Sanders, who didn't open his first office here until October, three months later than Clinton, must thwart her meticulously planned strategy in those three areas by stoking the last-minute fever of enthusiasm that left-leaning Nevadans are feeling for him, strategists said.
Indeed, "the fractured Latino vote threatens further to erode Clinton's aura as the party's nominee-in-waiting," the Guardian reported on Friday.
While Clinton "still maintains the backing of Nevada's older, democratic establishment, including a string of prominent Latino figures...look beyond the endorsements from prominent figures, such as civil rights leaders Astrid Silva and Dolores Huerta and actor Eva Longoria, and the Latino community's alliances begins to fray," the paper continued, writing:
The same is true for unions in Nevada, which also tend to be heavily Latino and, in a service-sector dominated state, have historically been kingmakers in Democratic elections.
While labor leaders back Clinton, low-wage workers and indebted students are being drawn to the message of radical economic change propagated by the 74-year-old senator from Vermont who some are calling "El Viejito" (the little old man).
Meanwhile, the Clark County Black Caucus, an organization in Nevada's largest county, endorsed Sanders late Thursday.
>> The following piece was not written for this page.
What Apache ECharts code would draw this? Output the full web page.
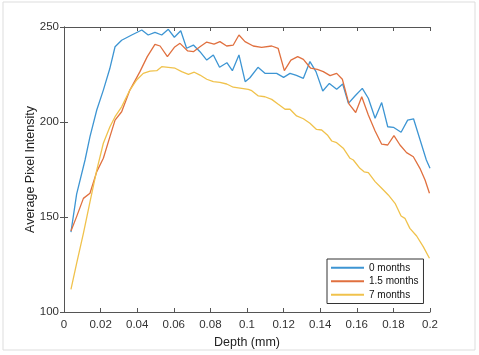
<!DOCTYPE html>
<html><head><meta charset="utf-8">
<script src="https://cdn.jsdelivr.net/npm/echarts@6/dist/echarts.min.js"></script>
<style>html,body{margin:0;padding:0;background:#fff}#c{width:479px;height:355px}</style>
</head><body><div id="c"></div>
<script>
const seriesNames = ['0 months', '1.5 months', '7 months'];
const xTicks = [0, 0.02, 0.04, 0.06, 0.08, 0.1, 0.12, 0.14, 0.16, 0.18, 0.2];
const yTicks = [100, 150, 200, 250];

const depth0 = [0.0038,0.0069,0.0115,0.0142,0.0179,0.0215,0.025,0.0279,0.0315,0.037,0.0425,0.046,0.0497,0.0534,0.057,0.0603,0.0638,0.067,0.0707,0.0743,0.078,0.0816,0.085,0.089,0.092,0.0956,0.099,0.1016,0.106,0.1098,0.1162,0.12,0.1235,0.127,0.1308,0.1344,0.1377,0.1414,0.145,0.149,0.1523,0.1554,0.159,0.163,0.1663,0.17,0.1736,0.1769,0.18,0.1842,0.1878,0.191,0.198,0.2];
const months0 = [142,162,180,192.3,206.3,216.8,228,239.6,243,245.8,248.4,245.8,247.2,245.8,248.8,244.6,248,238.8,240.5,237,232.6,235.3,228.8,231.2,227,235.3,221.2,223.3,228.8,225.6,225.6,223.5,225.6,224.5,223,231.8,226.5,216.3,220.3,217.2,220,209.8,213.7,217.7,212.5,202,210.2,197.5,197.2,194.6,201,201.7,180,175.6];

const depth15 = [0.0038,0.0069,0.0106,0.0142,0.0179,0.0215,0.0251,0.0279,0.0315,0.036,0.0415,0.0455,0.0497,0.0525,0.0565,0.0603,0.0634,0.0676,0.0707,0.0743,0.078,0.082,0.0852,0.0889,0.0925,0.0956,0.0989,0.1034,0.108,0.1135,0.117,0.1204,0.124,0.1277,0.1308,0.1348,0.1384,0.1417,0.1454,0.149,0.1521,0.1557,0.1594,0.1627,0.1663,0.17,0.1736,0.1769,0.1803,0.1836,0.1872,0.1909,0.1945,0.1973,0.1997];
const months15 = [142.6,150.2,159.8,162.5,173.9,180.9,192.3,201,205.4,216.8,226.5,234.4,240.9,240,234.4,239.3,241.4,237.4,237,239.6,242.1,241,242.3,240,240.5,245.8,242.3,240,239.3,240,238.8,227,232.6,234.4,233,228.3,227.7,226.5,224.4,225.6,222.5,209.5,205,213.3,203.7,195.3,188.3,187.9,192.8,187.9,183.9,181.7,175.6,169.5,162.5];

const depth7 = [0.0038,0.0069,0.0106,0.0142,0.0179,0.0215,0.0251,0.0279,0.0315,0.036,0.0397,0.0433,0.047,0.0507,0.0534,0.057,0.0607,0.0643,0.068,0.0712,0.0743,0.078,0.0816,0.0852,0.0889,0.0925,0.0971,0.1007,0.1026,0.1062,0.1098,0.1135,0.1171,0.1208,0.1235,0.1271,0.1308,0.1344,0.138,0.1408,0.1439,0.1463,0.149,0.1526,0.1563,0.1581,0.1617,0.164,0.1663,0.17,0.1736,0.1772,0.1809,0.1842,0.1863,0.189,0.1927,0.1963,0.1997];
const months7 = [111.9,125.6,141.4,158,174.7,188.8,197.5,202.8,208,216.8,222.1,225.6,226.8,227,229.1,228.8,228.3,226.5,225.1,226.2,224.7,222.5,221.2,220.9,220,218.3,217.7,217.2,216.5,213.7,213.3,211.9,209.3,206.7,206.7,203.2,201.7,199.3,196.1,195.8,193.2,190,189.1,186.2,180.9,180,175.6,173.8,173.3,168.6,165.1,161.6,157.2,150.5,149.3,144,140,134.4,128.3];

const colors = ['#3d95d3', '#e0703f', '#f0c24c'];
const pairs = (xs, ys) => xs.map((x, i) => [x, ys[i]]);
const allX = [depth0, depth15, depth7];
const allY = [months0, months15, months7];

const axisColor = '#555';
const font = 'Liberation Sans, Arial, sans-serif';
const chart = echarts.init(document.getElementById('c'));
chart.setOption({
  animation: false,
  backgroundColor: '#fff',
  grid: {left: 64, right: 49, top: 27, bottom: 43},
  xAxis: [{
    type: 'value', min: 0, max: 0.2, interval: 0.02,
    axisLine: {show: true, lineStyle: {color: axisColor, width: 1}},
    axisTick: {show: true, inside: true, length: 4, lineStyle: {color: axisColor}},
    splitLine: {show: false},
    axisLabel: {color: '#333', fontSize: 11.5, fontFamily: font, margin: 7,
      formatter: v => String(Math.round(v * 100) / 100)},
    name: 'Depth (mm)', nameLocation: 'middle', nameGap: 24,
    nameTextStyle: {color: '#222', fontSize: 12.5, fontFamily: font}
  }, {
    type: 'value', position: 'top', min: 0, max: 0.2, interval: 0.02,
    axisLine: {show: true, lineStyle: {color: axisColor, width: 1}},
    axisTick: {show: true, inside: true, length: 4, lineStyle: {color: axisColor}},
    axisLabel: {show: false}, splitLine: {show: false}
  }],
  yAxis: [{
    type: 'value', min: 100, max: 250, interval: 50,
    axisLine: {show: true, lineStyle: {color: axisColor, width: 1}},
    axisTick: {show: true, inside: true, length: 4, lineStyle: {color: axisColor}},
    splitLine: {show: false},
    axisLabel: {color: '#333', fontSize: 11.5, fontFamily: font, margin: 5},
    name: 'Average Pixel Intensity', nameLocation: 'middle', nameGap: 27,
    nameMoveOverlap: false,
    nameTextStyle: {color: '#222', fontSize: 12.5, fontFamily: font}
  }, {
    type: 'value', position: 'right', min: 100, max: 250, interval: 50,
    axisLine: {show: true, lineStyle: {color: axisColor, width: 1}},
    axisTick: {show: true, inside: true, length: 4, lineStyle: {color: axisColor}},
    axisLabel: {show: false}, splitLine: {show: false}
  }],
  legend: {
    left: 327, top: 259, orient: 'vertical',
    data: seriesNames,
    itemWidth: 33, itemHeight: 2, itemGap: 2,
    padding: [3, 5, 3, 4],
    borderColor: '#333', borderWidth: 1, backgroundColor: '#fff',
    textStyle: {fontSize: 10, lineHeight: 11.5, fontFamily: font, color: '#111'},
    icon: 'rect'
  },
  graphic: [{
    type: 'rect', shape: {x: 3, y: 2, width: 472, height: 348},
    style: {fill: 'none', stroke: '#ddd', lineWidth: 1}, silent: true, z: -1
  }],
  series: seriesNames.map((n, i) => ({
    name: n, type: 'line', data: pairs(allX[i], allY[i]),
    showSymbol: false, symbol: 'none',
    lineStyle: {color: colors[i], width: 1.3},
    itemStyle: {color: colors[i]}
  }))
});
</script></body></html>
On Friday, the Sanders campaign launched its #AmericaTogether hashtag, highlighting the Vermont senator's multicultural appeal.
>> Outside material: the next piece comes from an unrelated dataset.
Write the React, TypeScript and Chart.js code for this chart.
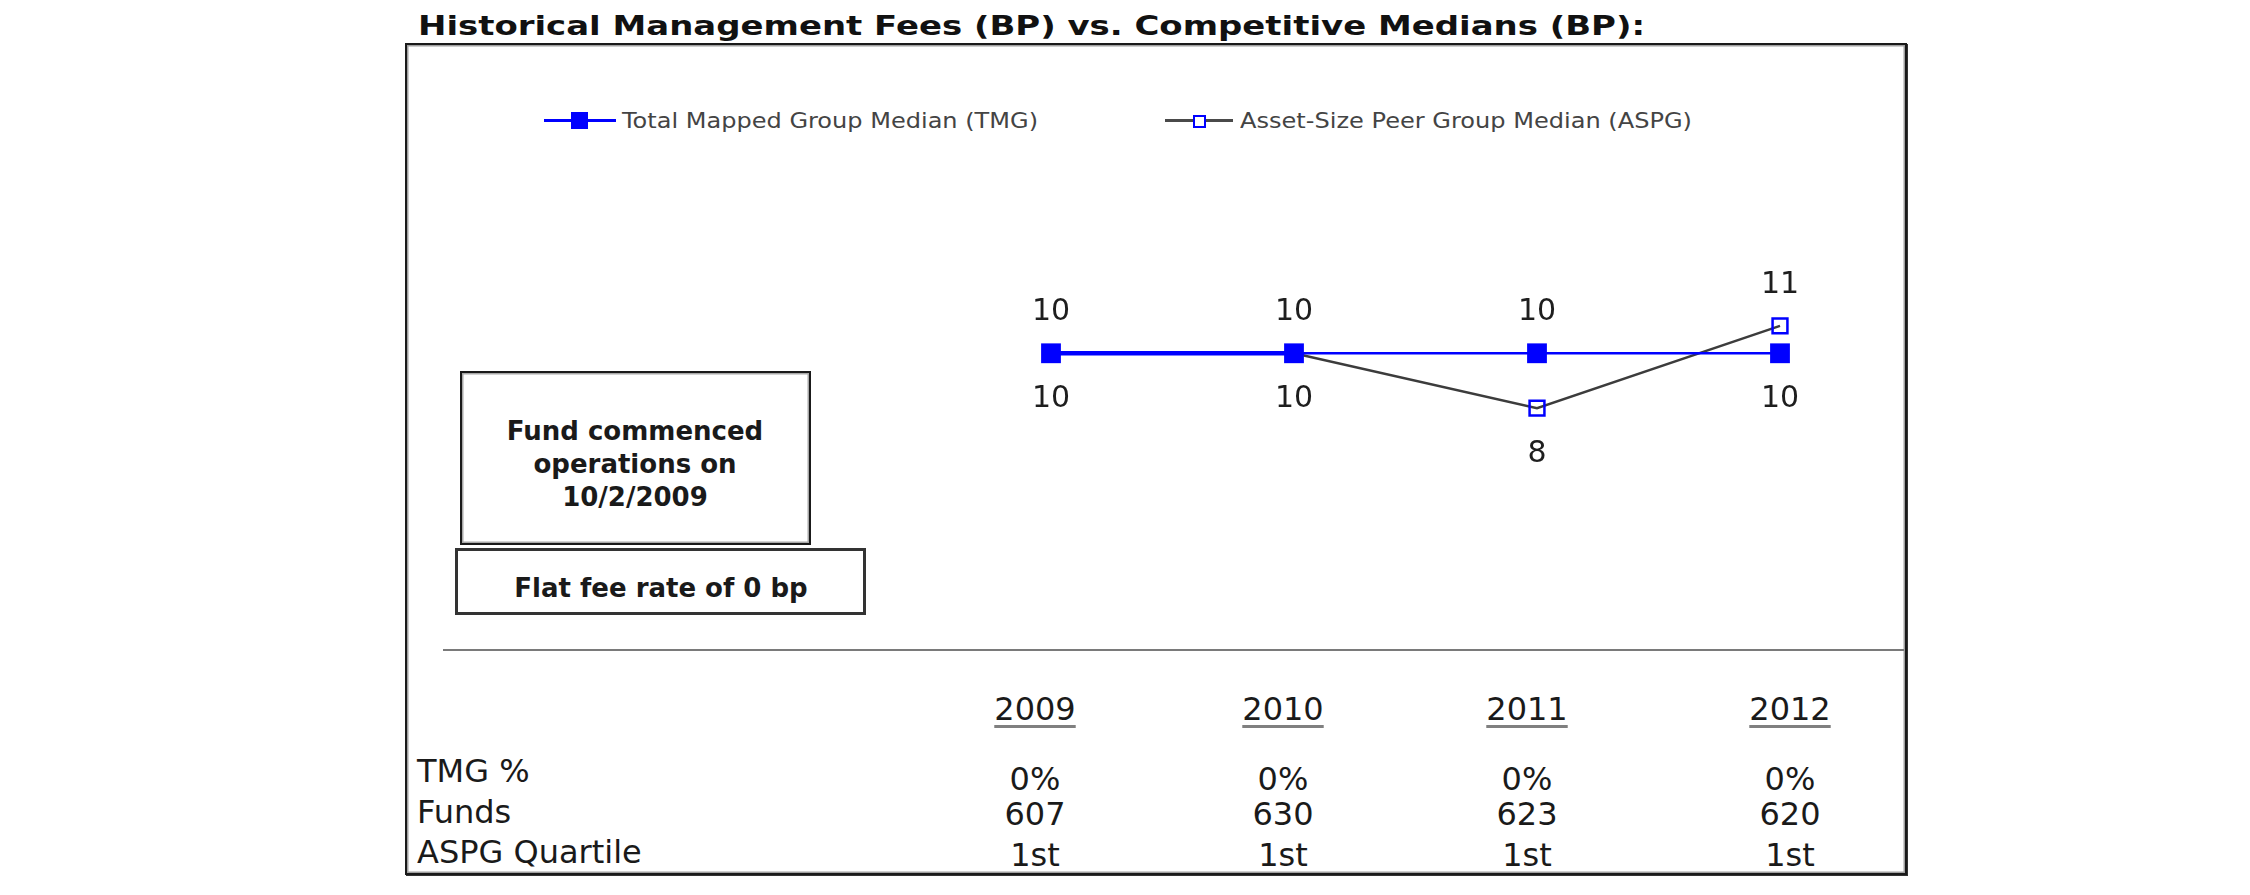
import React, { useEffect, useRef } from 'react';
import { Chart, registerables } from 'chart.js';

Chart.register(...registerables);

// ---------------- data ----------------
const years = ['2009', '2010', '2011', '2012'];
const tmgMedian = [10, 10, 10, 10];
const aspgMedian = [10, 10, 8, 11];
const tmgPct = ['0%', '0%', '0%', '0%'];
const fundCounts = ['607', '630', '623', '620'];
const aspgQuartile = ['1st', '1st', '1st', '1st'];
const rowLabels = ['TMG %', 'Funds', 'ASPG Quartile'];
const seriesNames = ['Total Mapped Group Median (TMG)', 'Asset-Size Peer Group Median (ASPG)'];
const titleText = 'Historical Management Fees (BP) vs. Competitive Medians (BP):';
const noteLines = ['Fund commenced', 'operations on', '10/2/2009'];
const feeNote = 'Flat fee rate of 0 bp';

// ---------------- layout ----------------
const FONT = '"DejaVu Sans", Verdana, sans-serif';
const colCenters = [1035, 1283, 1527, 1790];
const labelRowY = [770, 811, 851];
const valueRowY = [778, 813, 854];

let measureCtx: CanvasRenderingContext2D | null = null;
function measure(text: string, font: string): number {
  if (!measureCtx) measureCtx = document.createElement('canvas').getContext('2d');
  measureCtx!.font = font;
  return measureCtx!.measureText(text).width;
}

type TxtProps = {
  text: string;
  x: number;
  cy: number;
  size: number;
  bold?: boolean;
  color?: string;
  width?: number;
  align?: 'left' | 'center';
  underline?: boolean;
};

function Txt({ text, x, cy, size, bold, color = '#1a1a1a', width, align = 'left', underline }: TxtProps) {
  const font = `${bold ? 'bold' : 'normal'} ${size}px ${FONT}`;
  const natural = measure(text, font);
  const sx = width ? width / natural : 1;
  const w = natural * sx;
  const left = align === 'center' ? x - w / 2 : x;
  return (
    <div
      style={{
        position: 'absolute',
        left,
        top: cy - size * 0.48,
        font,
        lineHeight: `${size}px`,
        height: size,
        color,
        whiteSpace: 'nowrap',
        transform: `scaleX(${sx})`,
        transformOrigin: 'left top',
        textDecoration: underline ? 'underline' : 'none',
        textDecorationColor: '#808080',
        textDecorationThickness: underline ? '3px' : undefined,
        textUnderlineOffset: underline ? '5px' : undefined,
      }}
    >
      {text}
    </div>
  );
}

const pointLabelPlugin = {
  id: 'pointLabels',
  afterDatasetsDraw(chart: any) {
    const ctx = chart.ctx as CanvasRenderingContext2D;
    ctx.save();
    ctx.font = `30px ${FONT}`;
    ctx.fillStyle = '#1e1e1e';
    ctx.textAlign = 'center';
    ctx.textBaseline = 'middle';
    chart.data.datasets.forEach((ds: any, di: number) => {
      const meta = chart.getDatasetMeta(di);
      const other = chart.data.datasets[1 - di].data;
      meta.data.forEach((pt: any, i: number) => {
        const v = ds.data[i];
        const o = other[i];
        const above = di === 0 ? v >= o : v > o;
        ctx.fillText(String(v), pt.x, pt.y + (above ? -41 : 46));
      });
    });
    ctx.restore();
  },
};

function LineChart() {
  const ref = useRef<HTMLCanvasElement | null>(null);
  useEffect(() => {
    if (!ref.current) return;
    const chart = new Chart(ref.current, {
      type: 'line',
      data: {
        labels: years,
        datasets: [
          {
            label: seriesNames[0],
            data: tmgMedian,
            borderColor: '#0000ff',
            backgroundColor: '#0000ff',
            borderWidth: 2.5,
            pointStyle: 'rect',
            pointRadius: 14,
            pointHoverRadius: 14,
            pointBackgroundColor: '#0000ff',
            pointBorderColor: '#0000ff',
            pointBorderWidth: 0,
            tension: 0,
            clip: false,
            segment: {
              borderWidth: (c: any) => (c.p0DataIndex === 0 ? 4.5 : 2.5),
            },
          } as any,
          {
            label: seriesNames[1],
            data: aspgMedian,
            borderColor: '#3c3c3c',
            backgroundColor: 'rgba(0,0,0,0)',
            borderWidth: 2.5,
            pointStyle: 'rect',
            pointRadius: 10.5,
            pointHoverRadius: 10.5,
            pointBackgroundColor: 'rgba(0,0,0,0)',
            pointBorderColor: '#0000ff',
            pointBorderWidth: 2.5,
            tension: 0,
            clip: false,
          } as any,
        ],
      },
      options: {
        animation: false,
        responsive: false,
        maintainAspectRatio: false,
        layout: { padding: { left: 100, right: 100, top: 0, bottom: 0 } },
        plugins: {
          legend: { display: false },
          tooltip: { enabled: false },
          title: { display: false },
        },
        events: [],
        scales: {
          x: { type: 'category', display: false, offset: false },
          y: { display: false, min: 4, max: 15 },
        },
      },
      plugins: [pointLabelPlugin],
    });
    return () => chart.destroy();
  }, []);
  return (
    <canvas
      ref={ref}
      width={929}
      height={330}
      style={{ position: 'absolute', left: 951, top: 202, width: 929, height: 330 }}
    />
  );
}

export default function App() {
  const tableRows = [tmgPct, fundCounts, aspgQuartile];
  return (
    <div style={{ position: 'absolute', left: 0, top: 0, width: 2250, height: 895, background: '#fff', overflow: 'hidden' }}>
      <Txt text={titleText} x={418} cy={25} size={27} bold color="#111" width={1227} />

      {/* outer frame */}
      <div
        style={{
          position: 'absolute',
          left: 405,
          top: 43,
          width: 1502,
          height: 832,
          boxSizing: 'border-box',
          border: '2px solid #1a1a1a',
          boxShadow: 'inset 0 0 0 1.5px #a0a0a0, 1px 1px 0 #333',
        }}
      />

      {/* legend */}
      <div style={{ position: 'absolute', left: 544, top: 119, width: 72, height: 3, background: '#0000ff' }} />
      <div style={{ position: 'absolute', left: 571, top: 112, width: 17, height: 17, background: '#0000ff' }} />
      <Txt text={seriesNames[0]} x={622} cy={121} size={22} color="#444" width={416} />
      <div style={{ position: 'absolute', left: 1165, top: 119, width: 68, height: 3, background: '#4a4a4a' }} />
      <div
        style={{
          position: 'absolute',
          left: 1193,
          top: 115,
          width: 13,
          height: 13,
          boxSizing: 'border-box',
          border: '2px solid #0000ff',
          background: '#fff',
        }}
      />
      <Txt text={seriesNames[1]} x={1240} cy={121} size={22} color="#444" width={452} />

      <LineChart />

      {/* note boxes */}
      <div
        style={{
          position: 'absolute',
          left: 460,
          top: 371,
          width: 351,
          height: 174,
          boxSizing: 'border-box',
          border: '2px solid #1a1a1a',
          boxShadow: 'inset 0 0 0 1.5px #a8a8a8',
        }}
      />
      {noteLines.map((t, i) => (
        <Txt key={t} text={t} x={635} cy={430 + i * 33} size={26} bold color="#1a1a1a" align="center" />
      ))}
      <div
        style={{
          position: 'absolute',
          left: 455,
          top: 548,
          width: 411,
          height: 67,
          boxSizing: 'border-box',
          border: '3px solid #333',
        }}
      />
      <Txt text={feeNote} x={661} cy={587} size={26} bold color="#1a1a1a" align="center" />

      {/* separator */}
      <div style={{ position: 'absolute', left: 443, top: 649, width: 1461, height: 2, background: '#7a7a7a' }} />

      {/* table */}
      {years.map((y, i) => (
        <Txt key={y} text={y} x={colCenters[i]} cy={708.5} size={32} color="#1a1a1a" align="center" underline />
      ))}
      {rowLabels.map((l, r) => (
        <Txt key={l} text={l} x={417} cy={labelRowY[r]} size={32} color="#1a1a1a" />
      ))}
      {tableRows.map((row, r) =>
        row.map((v, i) => (
          <Txt key={`${r}-${i}`} text={v} x={colCenters[i]} cy={valueRowY[r]} size={32} color="#1a1a1a" align="center" />
        ))
      )}
    </div>
  );
}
To that end, the Clinton campaign has appeared to be trying to lower expectations, painting Nevada as a largely-white state.
"There's an important Hispanic element to the Democratic caucus in Nevada, but it's still a state that is 80% white voters," Brian Fallon, the Clinton campaign press secretary, said last week. "You have a caucus-style format, and he'll have the momentum coming out of New Hampshire presumably, so there's a lot of reasons he should do well."
Renowned Nevada pundit Jon Ralston scoffed at that "canard," noting that "Nevada's Hispanic population is about 27 percent" and that "nearly half of the state's population is made up of minorities."
According to Politico, Sanders' surge in Nevada has been served by his "ability to tap directly into the bloodstream of Nevada progressives."
Politico reports:
While Clinton has been making a direct appeal to Latino voters here by saying she would go further than President Barack Obama on immigration reform, Sanders' resolute message reverberated across the demographic board here, party leaders said.
"Nevada was one of the states hit hardest by the Bush recession and the foreclosure crisis," said Rebecca Lambe, a senior adviser to the Nevada Democratic party and to Sen. Harry Reid, who has not endorsed a candidate in the race. "The unemployment rate was the worst in the nation. The Sanders campaign recognized that their candidate's economic message would resonate here and they pounced."
Or, as University of Nevada-Las Vegas English instructor and restaurant server Brittany Bronson wrote in a New York Times op-ed on Friday:
Clinton's proposals are a step in the right direction. But with the economy tepid and income inequality only growing, modesty is not a good enough policy. And as anyone who has spent time in the real Las Vegas -- the struggling, striving working-class metropolis behind the neon lights -- can attest, her proposals won't make a dent in most Americans' lives.
Nevada's recent history testifies to the tragic ramifications of corporate greed and power, but also to the benefits of worker-centered policies. Mr. Sanders speaks directly to those themes, and to voters' growing concerns. Nevada, more than any other early contest, will show how well he is getting through to them.
"With its relatively few delegates, Nevada isn't a do-or-die state--but its diversity does make it a bellwether state," Heer wrote at TNR. "If Sanders can pull off a win on Saturday, or even if he comes close, it'll be clear that his revolution has real legs."